#### Prompt
Reproduce each line of the material exactly, minus any picture.

#### Records for this exercise
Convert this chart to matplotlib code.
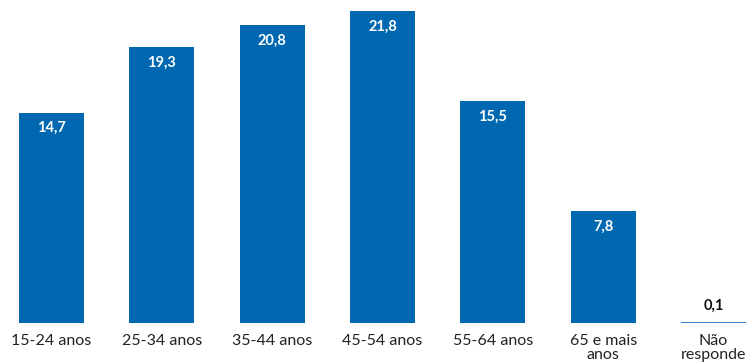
import matplotlib
matplotlib.use("Agg")
from matplotlib import pyplot as plt

categories = ["15-24 anos", "25-34 anos", "35-44 anos", "45-54 anos",
              "55-64 anos", "65 e mais\nanos", "Não\nresponde"]
values = [14.7, 19.3, 20.8, 21.8, 15.5, 7.8, 0.1]
labels = ["14,7", "19,3", "20,8", "21,8", "15,5", "7,8", "0,1"]

plt.rcParams['font.family'] = ['Lato', 'DejaVu Sans']

fig = plt.figure(figsize=(7.52, 3.62), dpi=100)
ax = fig.add_axes([0, 1 - 323 / 362, 1, 323 / 362])

x = list(range(len(categories)))
colors = ["#0068B1"] * 6 + ["#2F80C8"]
bars = ax.bar(x, values, width=0.59, color=colors)

px_per_unit = 312 / 21.8
ax.set_ylim(0, 323 / px_per_unit)
ax.set_xlim(-51.5 / 110.33, (752 - 51.5) / 110.33)

for i, (v, lab) in enumerate(zip(values, labels)):
    if v > 1:
        ax.text(i, v - 0.6, lab, ha="center", va="top", color="white",
                fontsize=10.5, fontweight="bold")
    else:
        ax.text(i, v + 0.6, lab, ha="center", va="bottom", color="#111111",
                fontsize=10.5, fontweight="bold")

ax.set_xticks(x)
ax.set_xticklabels(categories, fontsize=11.5, color="#222222", linespacing=0.95)
ax.tick_params(axis="x", length=0, pad=8)
ax.set_yticks([])
for s in ax.spines.values():
    s.set_visible(False)

fig.savefig("out.png", dpi=100)
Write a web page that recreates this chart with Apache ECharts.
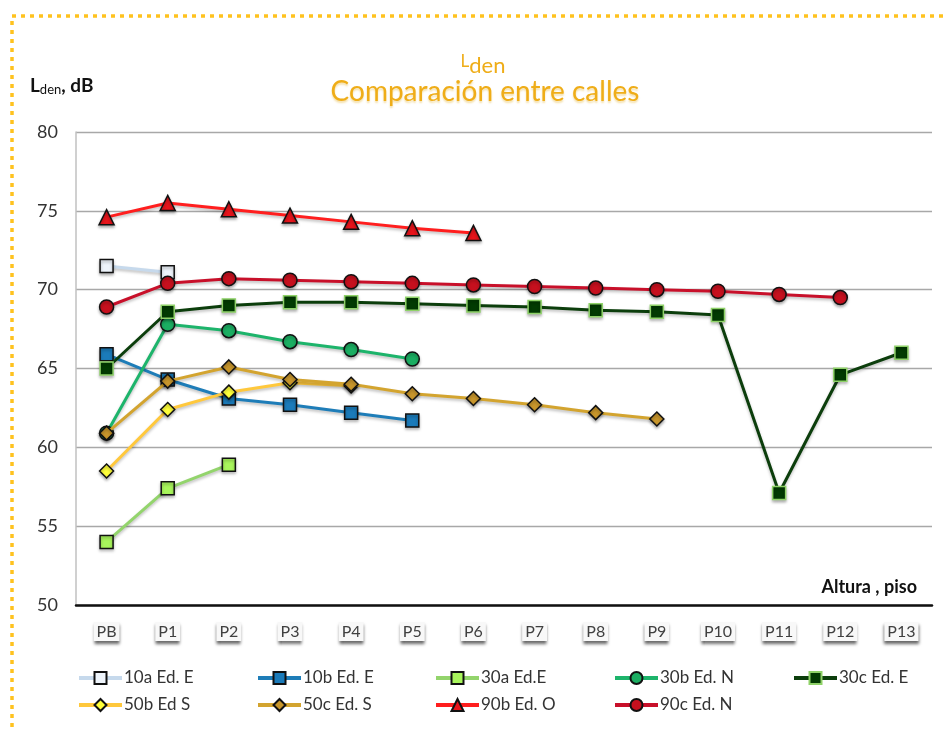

#### The response
Convert this chart to matplotlib code.
import matplotlib
matplotlib.use("Agg")
from matplotlib import pyplot as plt

categories = ["15-24 anos", "25-34 anos", "35-44 anos", "45-54 anos",
              "55-64 anos", "65 e mais\nanos", "Não\nresponde"]
values = [14.7, 19.3, 20.8, 21.8, 15.5, 7.8, 0.1]
labels = ["14,7", "19,3", "20,8", "21,8", "15,5", "7,8", "0,1"]

plt.rcParams['font.family'] = ['Lato', 'DejaVu Sans']

fig = plt.figure(figsize=(7.52, 3.62), dpi=100)
ax = fig.add_axes([0, 1 - 323 / 362, 1, 323 / 362])

x = list(range(len(categories)))
colors = ["#0068B1"] * 6 + ["#2F80C8"]
bars = ax.bar(x, values, width=0.59, color=colors)

px_per_unit = 312 / 21.8
ax.set_ylim(0, 323 / px_per_unit)
ax.set_xlim(-51.5 / 110.33, (752 - 51.5) / 110.33)

for i, (v, lab) in enumerate(zip(values, labels)):
    if v > 1:
        ax.text(i, v - 0.6, lab, ha="center", va="top", color="white",
                fontsize=10.5, fontweight="bold")
    else:
        ax.text(i, v + 0.6, lab, ha="center", va="bottom", color="#111111",
                fontsize=10.5, fontweight="bold")

ax.set_xticks(x)
ax.set_xticklabels(categories, fontsize=11.5, color="#222222", linespacing=0.95)
ax.tick_params(axis="x", length=0, pad=8)
ax.set_yticks([])
for s in ax.spines.values():
    s.set_visible(False)

fig.savefig("out.png", dpi=100)
Write a web page that recreates this chart with Apache ECharts.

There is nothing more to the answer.